Selected students begin attending polytechnic schools starting during their third year, attending their regular high school on Mondays and then going to the polytechnic school from Tuesday to Friday. And at the end of their third-year, students are provided with a diploma from their regular high school.

Polytechnic schools have been highly useful for many high schoolers like Song Jae-kyung, who attends Seoul Girls’ High School.

Song put a lot of thought into possible career paths, believing it wasn’t right for every student to focus solely on studying in preparation for the college entrance exam. But along with low self-confidence and a lack of guidance, she received poor grades.

With a talent for computer operating skills, she applied to Jongno Polytechnic School and was later accepted. Song is currently majoring in computer security and is content studying a subject in which she is genuinely interested.

“I’m studying what I had wanted to learn, from Linux to application development and programming,” she said.

Ahyeon Polytechnic School is another specialized institution in Seoul, boasting 794 colleges with 17 departments, including practical music, photographic image and baking. There, students choose what they want to learn about.

Cho Nam-jun, who is currently majoring in practical music, had always dreamed of attending an arts school of art due to his love for playing the guitar. But the high tuition prevented him from making that a reality. For him, a polytechnic school was a reasonable option, particularly because the institutions are government-funded.

“After giving up on art school, I looked into polytechnic schools,” Cho said. “I want to study [music] theory and content management.”

He studies music for about 18 hours a day.

“I placed a temporary bed in the practice room, and eat and sleep there. But it’s not tiring at all. I really enjoy coming to school. I get to study with friends who have the same dreams as me.”

In fact, the singer Ailee recently praised his musical abilities on the audition program “Super Star K 7,” saying that she was “completely immersed.”

Ahyeon Polytechnic School has seen numerous musicians pass through its halls - Wheesung and Park Hyo-shin are graduates - and it is proud to call itself a place where students can showcase their abilities to the fullest, according to its principle, Bang Seung-ho, who is also a singer with three released albums.

“The students who were regarded as troublemakers at their high schools suddenly turn into geniuses here,” Bang said. “The number of high schoolers wishing to enter our institution has consistently risen each year.”

A multitude of polytechnic school graduates have gone on to attend their top-choice universities or been offered outstanding career opportunities.

Jung Hae-chan, 18, a Seoul Polytechnic School student majoring in refrigeration and air-conditioning, for example, is highly satisfied with his studies.

“There was nothing that I particularly wanted to do, and I always fell asleep during classes. But things have changed now [since attending Seoul Polytechnic School],” he said.

Kim Young-yeon, 18, who attends Ahyeon Polytechnic School, also feels like she’s closer to achieving her dreams. A broadcasting major, Kim hopes to go on to attend Dong-ah Institute of Media and Arts.

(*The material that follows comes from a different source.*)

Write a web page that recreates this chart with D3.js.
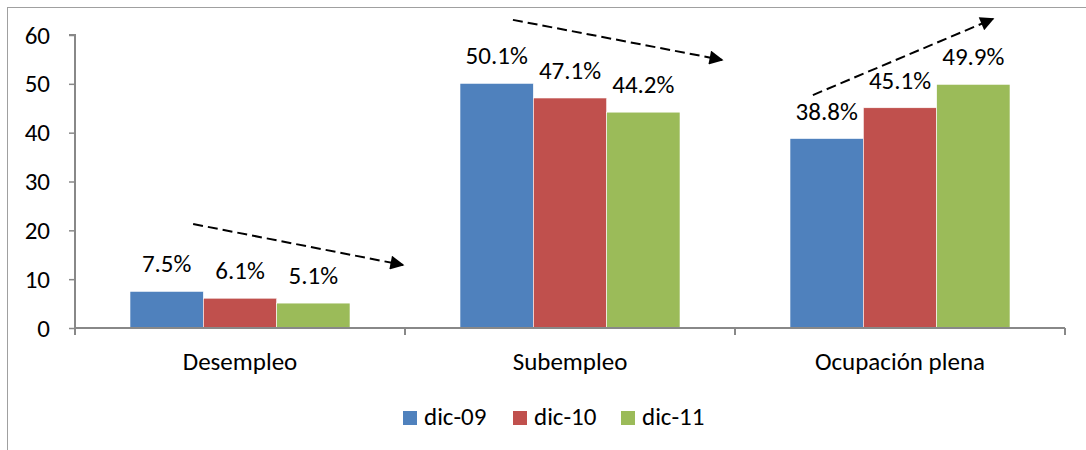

“My mother was initially strongly opposed to [the idea of a polytechnic school] because of the widespread bias that vocational schools are for troubled students,” she said. “But she’s come around since seeing how happy I am.”

The government is currently planning to expand opportunities for students to receive vocational education in line with increasing demand.

“We’re planning to expand vocational education and training for high school students through cooperation with the Ministry of Employment and Labor,” said an official from the Ministry of Education.

The official added that efforts are underway to accommodate every student who wishes to receive specialized education by 2016.